Inspired by a visit to one of my favorite Mediterranean restaurants, I created my own version of the pita pizza. This simple recipe is a kaleidoscope of flavors that melt in your mouth.
Flatbread pita (2) 8″ rounds
1/2 eggplant, chopped
1/2 green bell pepper, chopped
1/2 red bell pepper, chopped
1 cup spinach
3-4 slices of sundried tomato, chopped
4-5 kalamata olives, chopped
1 small tomato, chopped
1/2 cup baba ganoush
Preheat oven to 350 degrees. Roast eggplant and peppers in baking dish for 15 minutes. In a saute pan, heat up spinach and sundried tomato with 2 Tbsp water. Drain and set aside. Leave the veggies in the oven and add the pita bread, on ungreased cookie sheet. Bake veggies and pita bread 5-7 minutes or until pita starts to brown. Remove everything from oven and begin assembling pizzas.

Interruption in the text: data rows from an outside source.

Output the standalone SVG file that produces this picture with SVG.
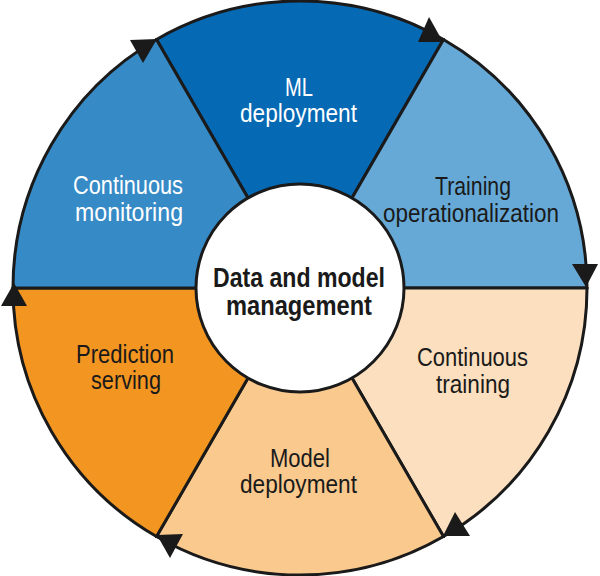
<svg xmlns="http://www.w3.org/2000/svg" width="600" height="576" viewBox="0 0 600 576">
<style>
.seg{stroke:none}
.lbl{font-family:"Liberation Sans",Arial,sans-serif;font-size:25px;text-anchor:middle}
.w{fill:#ffffff}
.d{fill:#1a1a1a}
.ctr{font-family:"Liberation Sans",Arial,sans-serif;font-size:27px;font-weight:bold;text-anchor:middle;fill:#1a1a1a}
.edge{fill:none;stroke:#1a1a1a;stroke-width:3;stroke-linecap:round;stroke-linejoin:round}
.arc{fill:none;stroke:#1a1a1a;stroke-width:3}
.head{fill:#1a1a1a;stroke:none}
</style>
<rect width="600" height="576" fill="#ffffff"/>
<g id="ml-deployment">
<path class="seg" fill="#0669b3" d="M156.5 39.45 A287 287 0 0 1 443.5 39.45 L352 197.93 A104 104 0 0 0 248 197.93 Z"/>
<path class="edge" d="M156.5 39.45 L248 197.93 M443.5 39.45 L352 197.93"/>
<text class="lbl w" x="299" y="96" textLength="28" lengthAdjust="spacingAndGlyphs">ML</text>
<text class="lbl w" x="298.5" y="122" textLength="117" lengthAdjust="spacingAndGlyphs">deployment</text>
</g>
<g id="training-operationalization">
<path class="seg" fill="#66a9d6" d="M443.5 39.45 A287 287 0 0 1 587 288 L404 288 A104 104 0 0 0 352 197.93 Z"/>
<path class="edge" d="M443.5 39.45 L352 197.93 M587 288 L404 288"/>
<text class="lbl d" x="473" y="195" textLength="76" lengthAdjust="spacingAndGlyphs">Training</text>
<text class="lbl d" x="471" y="222" textLength="176" lengthAdjust="spacingAndGlyphs">operationalization</text>
</g>
<g id="continuous-training">
<path class="seg" fill="#fbdfbe" d="M587 288 A287 287 0 0 1 443.5 536.55 L352 378.07 A104 104 0 0 0 404 288 Z"/>
<path class="edge" d="M587 288 L404 288 M443.5 536.55 L352 378.07"/>
<text class="lbl d" x="472.5" y="366" textLength="111" lengthAdjust="spacingAndGlyphs">Continuous</text>
<text class="lbl d" x="473" y="393" textLength="74" lengthAdjust="spacingAndGlyphs">training</text>
</g>
<g id="model-deployment">
<path class="seg" fill="#f9c98e" d="M443.5 536.55 A287 287 0 0 1 156.5 536.55 L248 378.07 A104 104 0 0 0 352 378.07 Z"/>
<path class="edge" d="M443.5 536.55 L352 378.07 M156.5 536.55 L248 378.07"/>
<text class="lbl d" x="300" y="467" textLength="60" lengthAdjust="spacingAndGlyphs">Model</text>
<text class="lbl d" x="298.5" y="493" textLength="117" lengthAdjust="spacingAndGlyphs">deployment</text>
</g>
<g id="prediction-serving">
<path class="seg" fill="#f39521" d="M156.5 536.55 A287 287 0 0 1 13 288 L196 288 A104 104 0 0 0 248 378.07 Z"/>
<path class="edge" d="M156.5 536.55 L248 378.07 M13 288 L196 288"/>
<text class="lbl d" x="125" y="363" textLength="98" lengthAdjust="spacingAndGlyphs">Prediction</text>
<text class="lbl d" x="126" y="389" textLength="70" lengthAdjust="spacingAndGlyphs">serving</text>
</g>
<g id="continuous-monitoring">
<path class="seg" fill="#368ac6" d="M13 288 A287 287 0 0 1 156.5 39.45 L248 197.93 A104 104 0 0 0 196 288 Z"/>
<path class="edge" d="M13 288 L196 288 M156.5 39.45 L248 197.93"/>
<text class="lbl w" x="128" y="194" textLength="110" lengthAdjust="spacingAndGlyphs">Continuous</text>
<text class="lbl w" x="129" y="221" textLength="108" lengthAdjust="spacingAndGlyphs">monitoring</text>
</g>
<g id="data-and-model-management">
<circle cx="300" cy="288" r="104" fill="#ffffff" stroke="#1a1a1a" stroke-width="3"/>
<text class="ctr" x="299" y="287" textLength="172" lengthAdjust="spacingAndGlyphs">Data and model</text>
<text class="ctr" x="299" y="315" textLength="146" lengthAdjust="spacingAndGlyphs">management</text>
</g>
<g id="connectors">
<path class="arc" d="M156.5 39.45 A287 287 0 0 1 443.5 39.45"/>
<path class="arc" d="M443.5 39.45 A287 287 0 0 1 587 288"/>
<path class="arc" d="M587 288 A287 287 0 0 1 443.5 536.55"/>
<path class="arc" d="M443.5 536.55 A287 287 0 0 1 156.5 536.55"/>
<path class="arc" d="M156.5 536.55 A287 287 0 0 1 13 288"/>
<path class="arc" d="M13 288 A287 287 0 0 1 156.5 39.45"/>
<polygon class="head" points="130,40 157,39 143,63"/>
<polygon class="head" points="418,42 443,42 429,17"/>
<polygon class="head" points="572,264 598,264 586,287"/>
<polygon class="head" points="443,536 470,536 455,512"/>
<polygon class="head" points="157,535 183,534 170,558"/>
<polygon class="head" points="1,306 27,306 14,283"/>
</g>
</svg>
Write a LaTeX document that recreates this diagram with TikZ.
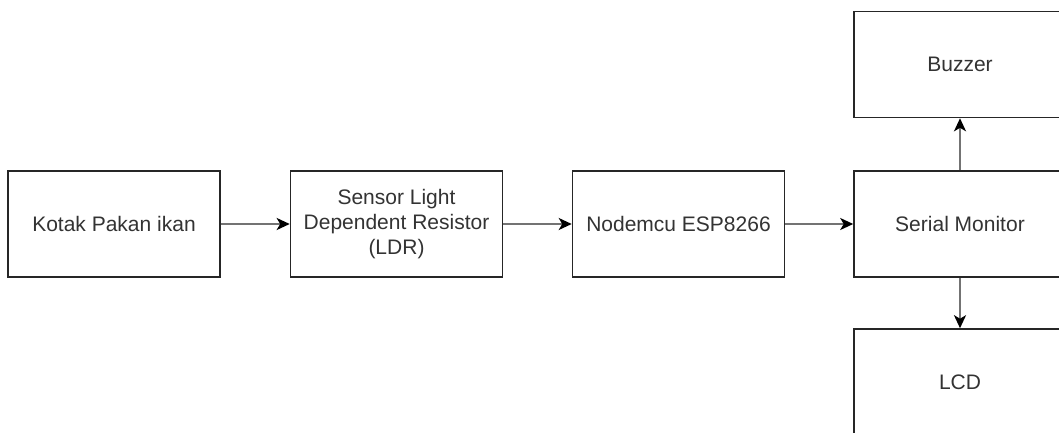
\documentclass[tikz,border=0pt]{standalone}
\usepackage{fontspec}
\setmainfont{Liberation Sans}
\usetikzlibrary{arrows.meta}
\begin{document}
\begin{tikzpicture}[x=1pt,y=-1pt,
  block/.style={draw=black!85, line width=1.6pt, fill=white,
    minimum width=212pt, minimum height=106pt, inner sep=0pt,
    align=center, text=black!80, font=\fontsize{21}{25}\selectfont},
  link/.style={draw=black!55, line width=2.2pt,
    -{Stealth[length=13pt,width=12pt,inset=3.5pt,black]}}]
  \useasboundingbox (0,0) rectangle (1059,433);
  \clip (0,0) rectangle (1059,433);
  \node[block] (kotak) at (114,224) {Kotak Pakan ikan};
  \node[block] (ldr) at (396.5,224) {Sensor Light\\Dependent Resistor\\(LDR)};
  \node[block] (esp) at (678.5,224) {Nodemcu ESP8266};
  \node[block] (serial) at (960,224) {Serial Monitor};
  \node[block] (buzzer) at (960,64.5) {Buzzer};
  \node[block] (lcd) at (960,382) {LCD};
  \draw[link] (kotak) -- (ldr);
  \draw[link] (ldr) -- (esp);
  \draw[link] (esp) -- (serial);
  \draw[link] (serial) -- (buzzer);
  \draw[link] (serial) -- (lcd);
\end{tikzpicture}
\end{document}
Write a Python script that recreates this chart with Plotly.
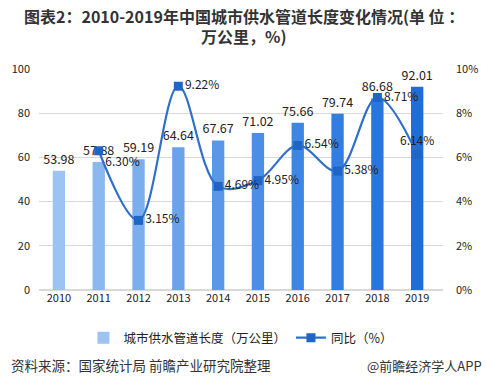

Spread the pita generously with baba ganoush. Pile on all of the veggies: eggplant, peppers, spinach, sun-dried tomatoes, olives, and tomato. Return to oven on Broil for 2-3 minutes. Remove from oven and let cool on pan for 3 minutes. Serves 2-3. Note: I make my own baba ganoush but you can certainly use a store-bought version as well. Making your own allows you to control the presence of oil and other preservatives, but both will certainly work for this recipe.